Fans have noted there were some big changes between the games and the movies. Why were those choices necessary?

We did make some dramatic changes. Milla's Character Alice doesn't exist in the video games. A lot of fans were very skeptical of that to begin with. My reasoning for that was, when you make a videogame movie, you have to please two audiences. There's the hardcore fans, who know everything about the video game and about the world and then there's the more general audience, who you also need to come and see the movie, who don't know anything about the world. I think sometimes they feel a little excluded because they go, "Oh this is not for me." Milla really became the avatar for that audience. Basically we were saying to the audience, "It's OK if you don't know anything about the world of Resident Evil,' because the central character is a completely new character. The fact that Milla woke up without any memory, it kind of made it OK. If you don't know anything about the world of Resident Evil, that's OK because your leading lady — she's right there with you.

What are your thoughts of the future of video game movies?

I'm very much probably the first generation of filmmakers who grew up with video games being a big part of their lives. I remember it was a monumental experience for me as a kid to come across the first Space Invaders machine. And after that I was hooked.
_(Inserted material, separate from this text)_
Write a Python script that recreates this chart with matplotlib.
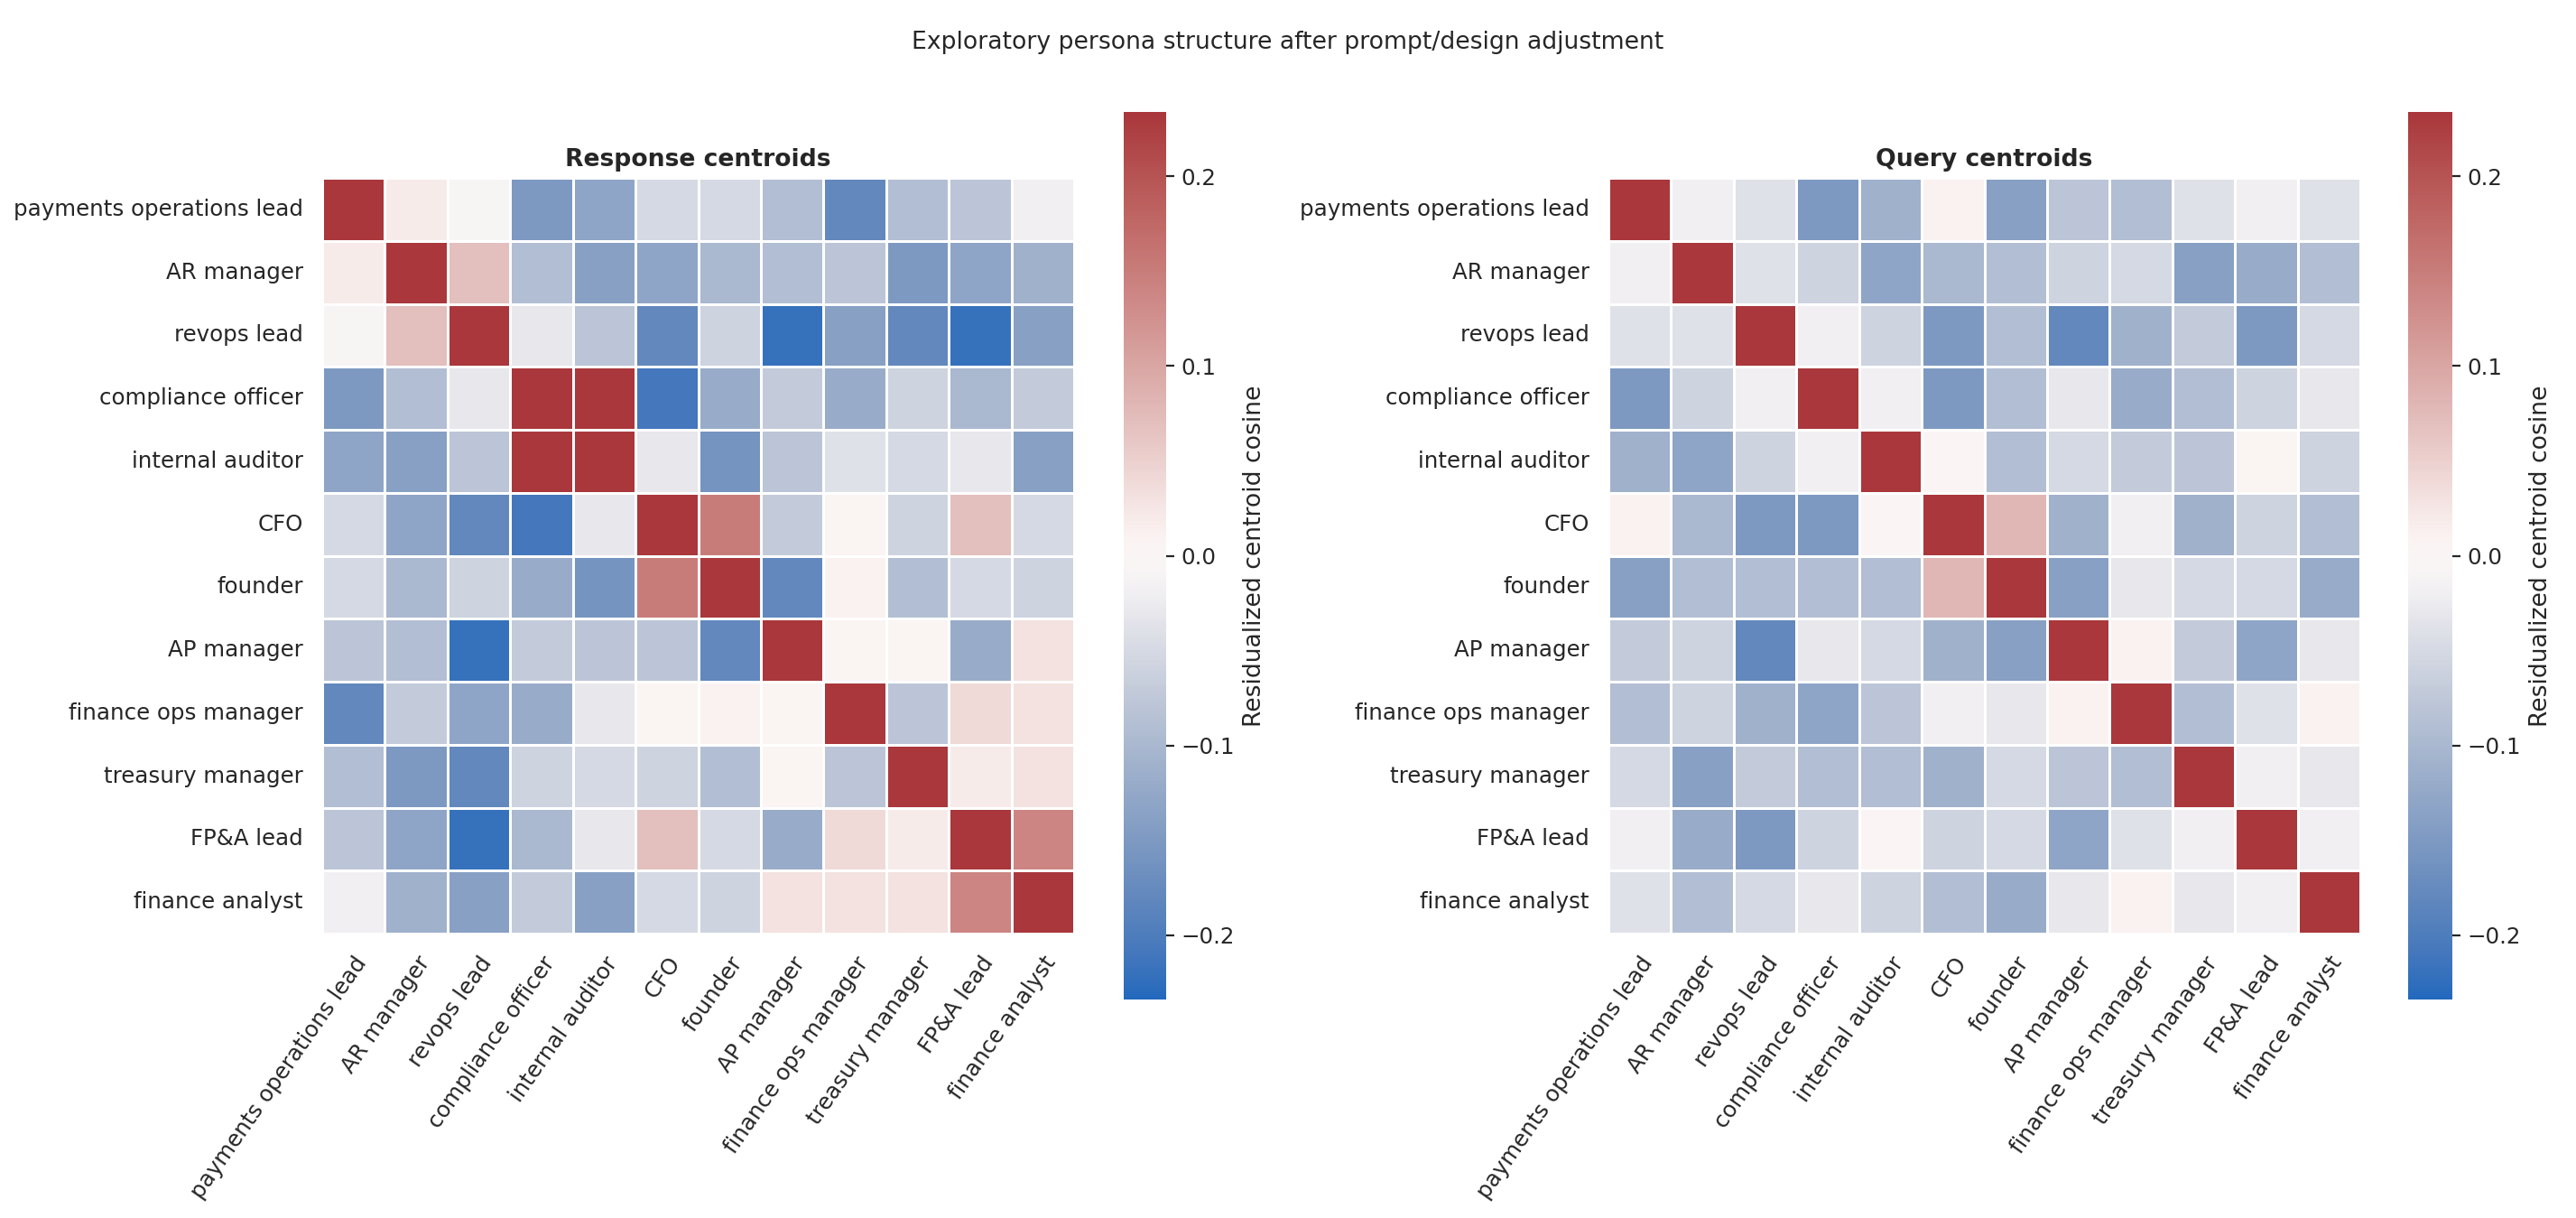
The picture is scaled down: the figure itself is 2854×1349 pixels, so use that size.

Video games have always been a big part of my life and I think they are totally valid a pieces of intellectual property to adapt. They are slightly more difficult though. You see that in the history of adaptations. Video game adaptations are more likely to fail than they are to succeed. And it's not because there is anything inherently wrong with the idea of adapting video games. I just think the adaptation process — it's a fine line that you walk pleasing those two audiences and I think it's a little easier if you are adapting a comic book rather than something that's already a visual medium with moving image. And I think it's quite often it's underestimated how difficult it can be to do an adaptation that works.  

Do you have a sense of what is next for you?
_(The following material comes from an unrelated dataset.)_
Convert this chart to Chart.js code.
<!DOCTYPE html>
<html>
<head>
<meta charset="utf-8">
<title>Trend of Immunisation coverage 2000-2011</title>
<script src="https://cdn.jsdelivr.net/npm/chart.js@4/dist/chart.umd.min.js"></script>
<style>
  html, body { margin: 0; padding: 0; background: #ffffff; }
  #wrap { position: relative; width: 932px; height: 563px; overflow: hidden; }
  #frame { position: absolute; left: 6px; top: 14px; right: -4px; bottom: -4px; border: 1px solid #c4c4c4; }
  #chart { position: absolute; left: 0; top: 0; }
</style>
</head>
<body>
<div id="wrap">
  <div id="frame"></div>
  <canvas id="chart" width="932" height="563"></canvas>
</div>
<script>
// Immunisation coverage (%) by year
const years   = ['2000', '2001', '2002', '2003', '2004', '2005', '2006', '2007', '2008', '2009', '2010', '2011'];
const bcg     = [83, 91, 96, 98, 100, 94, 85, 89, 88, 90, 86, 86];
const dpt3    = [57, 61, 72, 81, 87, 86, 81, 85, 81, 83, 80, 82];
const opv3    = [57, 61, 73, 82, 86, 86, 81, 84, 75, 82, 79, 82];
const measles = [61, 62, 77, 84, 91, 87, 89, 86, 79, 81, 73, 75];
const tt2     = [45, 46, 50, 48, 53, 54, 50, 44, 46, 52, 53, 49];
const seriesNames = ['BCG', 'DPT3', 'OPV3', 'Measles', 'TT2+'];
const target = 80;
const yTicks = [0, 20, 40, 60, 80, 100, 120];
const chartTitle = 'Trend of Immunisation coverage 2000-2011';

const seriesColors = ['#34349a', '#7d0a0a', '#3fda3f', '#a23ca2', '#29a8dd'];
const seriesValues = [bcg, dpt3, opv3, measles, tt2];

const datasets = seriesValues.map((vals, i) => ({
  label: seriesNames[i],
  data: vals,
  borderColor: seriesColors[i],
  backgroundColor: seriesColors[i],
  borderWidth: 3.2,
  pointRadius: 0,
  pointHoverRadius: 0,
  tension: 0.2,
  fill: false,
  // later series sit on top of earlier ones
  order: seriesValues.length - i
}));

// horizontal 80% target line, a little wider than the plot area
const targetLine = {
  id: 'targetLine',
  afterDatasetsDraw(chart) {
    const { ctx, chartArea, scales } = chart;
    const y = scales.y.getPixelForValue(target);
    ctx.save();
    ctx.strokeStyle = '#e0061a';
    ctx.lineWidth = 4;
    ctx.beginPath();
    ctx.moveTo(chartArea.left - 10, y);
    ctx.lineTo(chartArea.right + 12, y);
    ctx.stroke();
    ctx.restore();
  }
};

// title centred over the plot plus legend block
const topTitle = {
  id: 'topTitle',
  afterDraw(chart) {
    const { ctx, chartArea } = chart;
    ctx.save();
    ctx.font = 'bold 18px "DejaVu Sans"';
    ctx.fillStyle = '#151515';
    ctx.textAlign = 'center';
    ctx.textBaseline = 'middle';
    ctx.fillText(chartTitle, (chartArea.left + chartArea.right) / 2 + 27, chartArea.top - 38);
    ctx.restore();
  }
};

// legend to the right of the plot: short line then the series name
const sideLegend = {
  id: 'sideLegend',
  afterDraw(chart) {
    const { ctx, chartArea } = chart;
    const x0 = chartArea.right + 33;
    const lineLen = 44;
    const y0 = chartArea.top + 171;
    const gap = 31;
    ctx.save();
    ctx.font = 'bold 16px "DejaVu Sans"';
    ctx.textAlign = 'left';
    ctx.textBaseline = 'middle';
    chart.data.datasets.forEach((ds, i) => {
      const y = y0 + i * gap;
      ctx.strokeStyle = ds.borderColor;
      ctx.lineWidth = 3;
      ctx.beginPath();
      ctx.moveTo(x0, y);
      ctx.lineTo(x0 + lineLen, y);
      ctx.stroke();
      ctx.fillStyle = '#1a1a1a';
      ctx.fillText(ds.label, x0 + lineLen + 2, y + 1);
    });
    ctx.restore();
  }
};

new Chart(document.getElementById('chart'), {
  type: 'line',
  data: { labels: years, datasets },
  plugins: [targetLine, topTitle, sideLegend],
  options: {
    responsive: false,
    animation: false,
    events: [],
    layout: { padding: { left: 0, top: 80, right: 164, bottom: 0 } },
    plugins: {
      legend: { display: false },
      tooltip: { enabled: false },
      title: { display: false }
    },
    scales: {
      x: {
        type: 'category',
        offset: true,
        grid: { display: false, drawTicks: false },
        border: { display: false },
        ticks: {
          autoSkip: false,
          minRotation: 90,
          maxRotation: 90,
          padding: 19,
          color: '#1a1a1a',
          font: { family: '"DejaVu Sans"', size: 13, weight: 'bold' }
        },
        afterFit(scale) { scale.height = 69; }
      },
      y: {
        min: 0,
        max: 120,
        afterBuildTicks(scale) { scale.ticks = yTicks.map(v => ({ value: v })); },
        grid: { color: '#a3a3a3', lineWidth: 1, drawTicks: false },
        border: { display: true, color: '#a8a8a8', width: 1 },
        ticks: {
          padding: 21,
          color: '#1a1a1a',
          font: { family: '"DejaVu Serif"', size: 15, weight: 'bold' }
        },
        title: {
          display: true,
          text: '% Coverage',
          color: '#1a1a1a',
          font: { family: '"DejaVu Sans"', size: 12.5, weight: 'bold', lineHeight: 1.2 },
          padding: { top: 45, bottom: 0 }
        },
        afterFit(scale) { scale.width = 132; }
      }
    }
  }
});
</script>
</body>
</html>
For me, because I write and direct and produce, and my wife and my daughter are in this last movie as well, they are very intense films for me. I give them 150 percent. I'm not someone who has a huge raft of potential movies. I tend to finish something and then slowly start to work on what's going to be next. There's a video game that Capcom also created, called Monster Hunter, which I'm very excited about that I'm working on right now. I'm going to continue doing the kind of movies I'm doing. I love action movies. I love genre movies. I'm not about to go off and do a romantic comedy. And neither would anyone want it.